==== DATA EXCERPT ====

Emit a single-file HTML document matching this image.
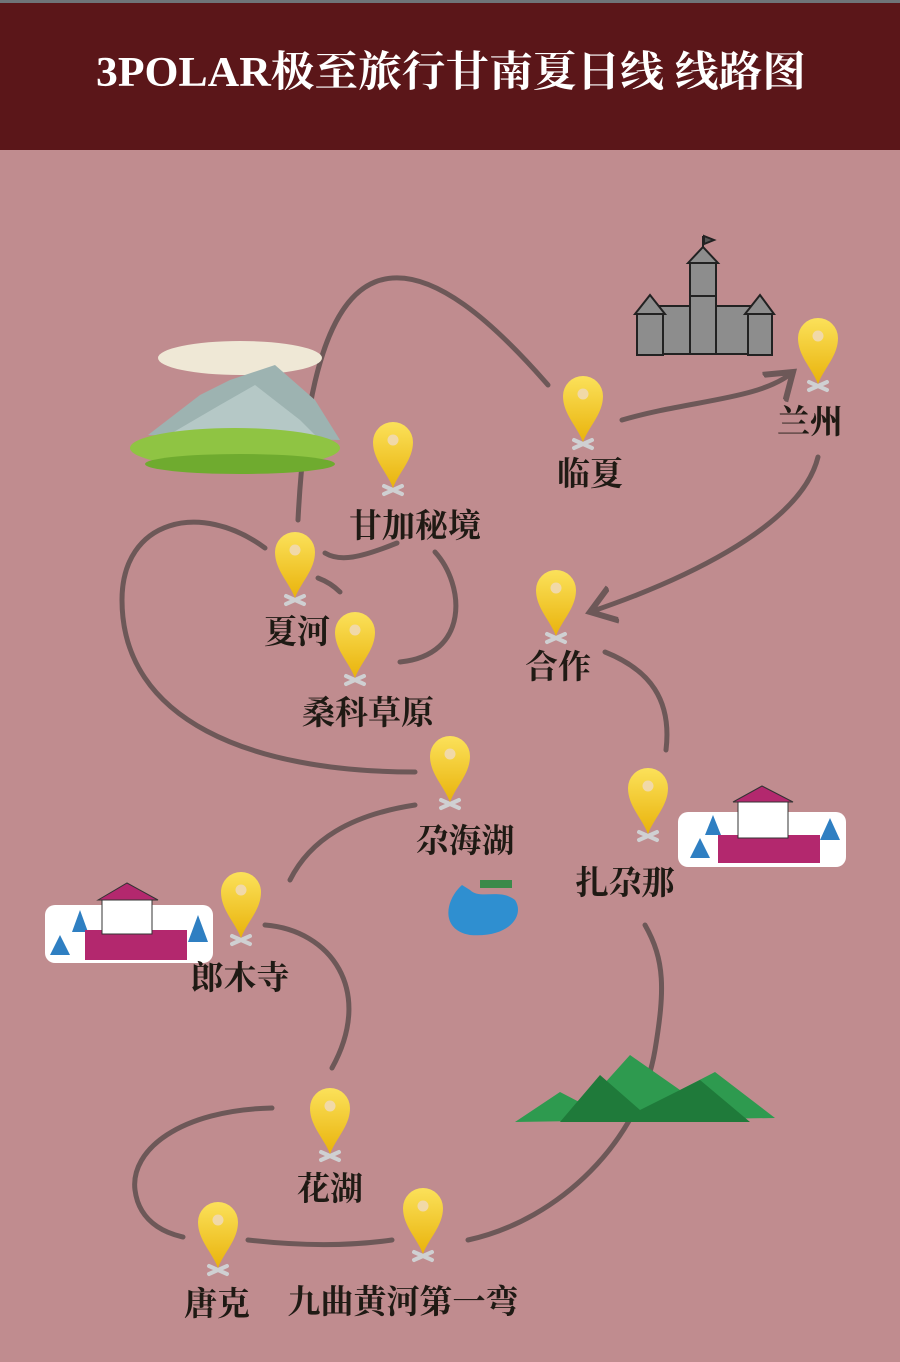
<!DOCTYPE html>
<html><head><meta charset="utf-8"><style>
html,body{margin:0;padding:0;background:#c08c8f;}
svg{display:block}
</style></head><body>
<svg width="900" height="1362" viewBox="0 0 900 1362" xmlns="http://www.w3.org/2000/svg">
<defs>
<linearGradient id="pg" x1="0" y1="0" x2="0" y2="1"><stop offset="0" stop-color="#fbe15a"/><stop offset="1" stop-color="#e9b30c"/></linearGradient>
<g id="pin">
<path d="M-9,4 L9,12 M9,4 L-9,12" stroke="#cfd0d2" stroke-width="4" stroke-linecap="round"/>
<path d="M0,6 C-6,-10 -20,-22 -20,-40 A20,20 0 1 1 20,-40 C20,-22 6,-10 0,6Z" fill="url(#pg)"/>
<circle cx="0" cy="-42" r="5.5" fill="#f1d9a8"/>
</g>
<marker id="ah" markerWidth="8" markerHeight="8" refX="5" refY="4" orient="auto" markerUnits="strokeWidth"><path d="M0,0.5 L5,4 L0,7.5" fill="none" stroke="#6d5858" stroke-width="1.2"/></marker>
</defs>
<rect width="900" height="1362" fill="#c08c8f"/>
<rect x="0" y="0" width="900" height="3" fill="#6f7478"/>
<rect x="0" y="3" width="900" height="147" fill="#5b1619"/>
<text x="96" y="86" textLength="710" lengthAdjust="spacingAndGlyphs" font-family="'Liberation Serif','Noto Serif CJK SC',serif" font-weight="bold" font-size="42" fill="#fff">3POLAR极至旅行甘南夏日线 线路图</text>

<g fill="none" stroke="#6d5858" stroke-width="5" stroke-linecap="round">
<path d="M548,385 C500,330 430,260 375,282 C330,300 305,380 298,520"/>
<path d="M622,420 C690,400 760,400 793,372" marker-end="url(#ah)"/>
<path d="M818,457 C800,530 670,585 590,612" marker-end="url(#ah)"/>
<path d="M605,652 C650,670 672,700 666,750"/>
<path d="M325,553 C340,562 360,558 397,543"/>
<path d="M318,578 C326,581 334,586 340,592"/>
<path d="M435,552 C465,585 470,655 400,662"/>
<path d="M265,548 C200,500 122,520 122,600 C122,720 250,772 415,772"/>
<path d="M415,805 C350,815 310,840 290,880"/>
<path d="M265,925 C330,930 375,990 332,1068"/>
<path d="M272,1108 C180,1110 130,1150 135,1190 C140,1230 180,1236 183,1237"/>
<path d="M248,1240 C300,1246 350,1246 392,1240"/>
<path d="M468,1240 C560,1220 640,1140 655,1050 C665,990 665,960 645,925"/>
</g>

<!-- castle -->
<g stroke="#222" stroke-width="2" fill="#8d8d8d">
<rect x="690" y="262" width="26" height="36"/>
<path d="M688,263 L703,247 L718,263Z"/>
<path d="M703,247 V236" /><path d="M704,236 L714,240 L704,244Z" fill="#555"/>
<rect x="660" y="306" width="90" height="48"/>
<rect x="637" y="313" width="26" height="42"/>
<path d="M635,314 L650,295 L665,314Z"/>
<rect x="748" y="313" width="24" height="42"/>
<path d="M745,314 L760,295 L774,314Z"/>
<rect x="690" y="296" width="26" height="58"/>
</g>
<!-- mountains with cloud -->
<ellipse cx="240" cy="358" rx="82" ry="17" fill="#efe8d6"/>
<path d="M148,435 L200,395 L230,380 L275,365 L315,400 L340,440Z" fill="#9db3b1"/>
<path d="M160,440 L220,405 L255,385 L300,420 L320,440Z" fill="#b5c8c6"/>
<ellipse cx="235" cy="448" rx="105" ry="20" fill="#8fc443"/>
<ellipse cx="240" cy="464" rx="95" ry="10" fill="#6fab2f"/>
<!-- temple right -->
<g>
<rect x="678" y="812" width="168" height="55" rx="10" fill="#fff"/>
<path d="M690,858 L700,838 L710,858Z M705,835 L713,815 L721,835Z M820,840 L830,818 L840,840Z" fill="#2f7fc2"/>
<rect x="718" y="835" width="102" height="28" fill="#b3286e"/>
<rect x="738" y="800" width="50" height="38" fill="#fff" stroke="#333"/>
<path d="M733,802 L762,786 L793,802Z" fill="#b3286e" stroke="#333"/>
</g>
<!-- temple left -->
<g>
<rect x="45" y="905" width="168" height="58" rx="10" fill="#fff"/>
<path d="M50,955 L60,935 L70,955Z M72,932 L80,910 L88,932Z M188,942 L198,915 L208,942Z" fill="#2f7fc2"/>
<rect x="85" y="930" width="102" height="30" fill="#b3286e"/>
<rect x="102" y="898" width="50" height="36" fill="#fff" stroke="#333"/>
<path d="M98,900 L127,883 L158,900Z" fill="#b3286e" stroke="#333"/>
</g>
<!-- lake -->
<path d="M462,885 C445,900 440,930 470,935 C510,938 525,915 515,900 C500,888 480,900 470,890Z" fill="#2f8fd0"/>
<rect x="480" y="880" width="32" height="8" fill="#3b8a4a"/>
<!-- green mountains -->
<path d="M515,1122 L560,1092 L585,1105 L630,1055 L680,1090 L715,1072 L775,1118Z" fill="#2e9a4f"/>
<path d="M560,1122 L600,1075 L640,1110 L700,1080 L750,1122Z" fill="#1f7a3a"/>

<!-- pins -->
<use href="#pin" x="818" y="378"/>
<use href="#pin" x="583" y="436"/>
<use href="#pin" x="393" y="482"/>
<use href="#pin" x="295" y="592"/>
<use href="#pin" x="355" y="672"/>
<use href="#pin" x="556" y="630"/>
<use href="#pin" x="450" y="796"/>
<use href="#pin" x="648" y="828"/>
<use href="#pin" x="241" y="932"/>
<use href="#pin" x="330" y="1148"/>
<use href="#pin" x="218" y="1262"/>
<use href="#pin" x="423" y="1248"/>

<g font-family="'Liberation Serif','Noto Serif CJK SC',serif" font-weight="bold" font-size="33" fill="#1f1a14" text-anchor="middle">
<text x="810" y="433">兰州</text>
<text x="590" y="485">临夏</text>
<text x="415" y="537">甘加秘境</text>
<text x="297" y="643">夏河</text>
<text x="368" y="724">桑科草原</text>
<text x="558" y="678">合作</text>
<text x="465" y="852">尕海湖</text>
<text x="625" y="894">扎尕那</text>
<text x="240" y="989">郎木寺</text>
<text x="330" y="1200">花湖</text>
<text x="217" y="1315">唐克</text>
<text x="403" y="1313">九曲黄河第一弯</text>
</g>
</svg>
</body></html>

====

◆ TASK INSTRUCTIONS: Every line above should be returned exactly; the pictures stay out.

◆ RESULT:
Emit a single-file HTML document matching this image.
<!DOCTYPE html>
<html><head><meta charset="utf-8"><style>
html,body{margin:0;padding:0;background:#c08c8f;}
svg{display:block}
</style></head><body>
<svg width="900" height="1362" viewBox="0 0 900 1362" xmlns="http://www.w3.org/2000/svg">
<defs>
<linearGradient id="pg" x1="0" y1="0" x2="0" y2="1"><stop offset="0" stop-color="#fbe15a"/><stop offset="1" stop-color="#e9b30c"/></linearGradient>
<g id="pin">
<path d="M-9,4 L9,12 M9,4 L-9,12" stroke="#cfd0d2" stroke-width="4" stroke-linecap="round"/>
<path d="M0,6 C-6,-10 -20,-22 -20,-40 A20,20 0 1 1 20,-40 C20,-22 6,-10 0,6Z" fill="url(#pg)"/>
<circle cx="0" cy="-42" r="5.5" fill="#f1d9a8"/>
</g>
<marker id="ah" markerWidth="8" markerHeight="8" refX="5" refY="4" orient="auto" markerUnits="strokeWidth"><path d="M0,0.5 L5,4 L0,7.5" fill="none" stroke="#6d5858" stroke-width="1.2"/></marker>
</defs>
<rect width="900" height="1362" fill="#c08c8f"/>
<rect x="0" y="0" width="900" height="3" fill="#6f7478"/>
<rect x="0" y="3" width="900" height="147" fill="#5b1619"/>
<text x="96" y="86" textLength="710" lengthAdjust="spacingAndGlyphs" font-family="'Liberation Serif','Noto Serif CJK SC',serif" font-weight="bold" font-size="42" fill="#fff">3POLAR极至旅行甘南夏日线 线路图</text>

<g fill="none" stroke="#6d5858" stroke-width="5" stroke-linecap="round">
<path d="M548,385 C500,330 430,260 375,282 C330,300 305,380 298,520"/>
<path d="M622,420 C690,400 760,400 793,372" marker-end="url(#ah)"/>
<path d="M818,457 C800,530 670,585 590,612" marker-end="url(#ah)"/>
<path d="M605,652 C650,670 672,700 666,750"/>
<path d="M325,553 C340,562 360,558 397,543"/>
<path d="M318,578 C326,581 334,586 340,592"/>
<path d="M435,552 C465,585 470,655 400,662"/>
<path d="M265,548 C200,500 122,520 122,600 C122,720 250,772 415,772"/>
<path d="M415,805 C350,815 310,840 290,880"/>
<path d="M265,925 C330,930 375,990 332,1068"/>
<path d="M272,1108 C180,1110 130,1150 135,1190 C140,1230 180,1236 183,1237"/>
<path d="M248,1240 C300,1246 350,1246 392,1240"/>
<path d="M468,1240 C560,1220 640,1140 655,1050 C665,990 665,960 645,925"/>
</g>

<!-- castle -->
<g stroke="#222" stroke-width="2" fill="#8d8d8d">
<rect x="690" y="262" width="26" height="36"/>
<path d="M688,263 L703,247 L718,263Z"/>
<path d="M703,247 V236" /><path d="M704,236 L714,240 L704,244Z" fill="#555"/>
<rect x="660" y="306" width="90" height="48"/>
<rect x="637" y="313" width="26" height="42"/>
<path d="M635,314 L650,295 L665,314Z"/>
<rect x="748" y="313" width="24" height="42"/>
<path d="M745,314 L760,295 L774,314Z"/>
<rect x="690" y="296" width="26" height="58"/>
</g>
<!-- mountains with cloud -->
<ellipse cx="240" cy="358" rx="82" ry="17" fill="#efe8d6"/>
<path d="M148,435 L200,395 L230,380 L275,365 L315,400 L340,440Z" fill="#9db3b1"/>
<path d="M160,440 L220,405 L255,385 L300,420 L320,440Z" fill="#b5c8c6"/>
<ellipse cx="235" cy="448" rx="105" ry="20" fill="#8fc443"/>
<ellipse cx="240" cy="464" rx="95" ry="10" fill="#6fab2f"/>
<!-- temple right -->
<g>
<rect x="678" y="812" width="168" height="55" rx="10" fill="#fff"/>
<path d="M690,858 L700,838 L710,858Z M705,835 L713,815 L721,835Z M820,840 L830,818 L840,840Z" fill="#2f7fc2"/>
<rect x="718" y="835" width="102" height="28" fill="#b3286e"/>
<rect x="738" y="800" width="50" height="38" fill="#fff" stroke="#333"/>
<path d="M733,802 L762,786 L793,802Z" fill="#b3286e" stroke="#333"/>
</g>
<!-- temple left -->
<g>
<rect x="45" y="905" width="168" height="58" rx="10" fill="#fff"/>
<path d="M50,955 L60,935 L70,955Z M72,932 L80,910 L88,932Z M188,942 L198,915 L208,942Z" fill="#2f7fc2"/>
<rect x="85" y="930" width="102" height="30" fill="#b3286e"/>
<rect x="102" y="898" width="50" height="36" fill="#fff" stroke="#333"/>
<path d="M98,900 L127,883 L158,900Z" fill="#b3286e" stroke="#333"/>
</g>
<!-- lake -->
<path d="M462,885 C445,900 440,930 470,935 C510,938 525,915 515,900 C500,888 480,900 470,890Z" fill="#2f8fd0"/>
<rect x="480" y="880" width="32" height="8" fill="#3b8a4a"/>
<!-- green mountains -->
<path d="M515,1122 L560,1092 L585,1105 L630,1055 L680,1090 L715,1072 L775,1118Z" fill="#2e9a4f"/>
<path d="M560,1122 L600,1075 L640,1110 L700,1080 L750,1122Z" fill="#1f7a3a"/>

<!-- pins -->
<use href="#pin" x="818" y="378"/>
<use href="#pin" x="583" y="436"/>
<use href="#pin" x="393" y="482"/>
<use href="#pin" x="295" y="592"/>
<use href="#pin" x="355" y="672"/>
<use href="#pin" x="556" y="630"/>
<use href="#pin" x="450" y="796"/>
<use href="#pin" x="648" y="828"/>
<use href="#pin" x="241" y="932"/>
<use href="#pin" x="330" y="1148"/>
<use href="#pin" x="218" y="1262"/>
<use href="#pin" x="423" y="1248"/>

<g font-family="'Liberation Serif','Noto Serif CJK SC',serif" font-weight="bold" font-size="33" fill="#1f1a14" text-anchor="middle">
<text x="810" y="433">兰州</text>
<text x="590" y="485">临夏</text>
<text x="415" y="537">甘加秘境</text>
<text x="297" y="643">夏河</text>
<text x="368" y="724">桑科草原</text>
<text x="558" y="678">合作</text>
<text x="465" y="852">尕海湖</text>
<text x="625" y="894">扎尕那</text>
<text x="240" y="989">郎木寺</text>
<text x="330" y="1200">花湖</text>
<text x="217" y="1315">唐克</text>
<text x="403" y="1313">九曲黄河第一弯</text>
</g>
</svg>
</body></html>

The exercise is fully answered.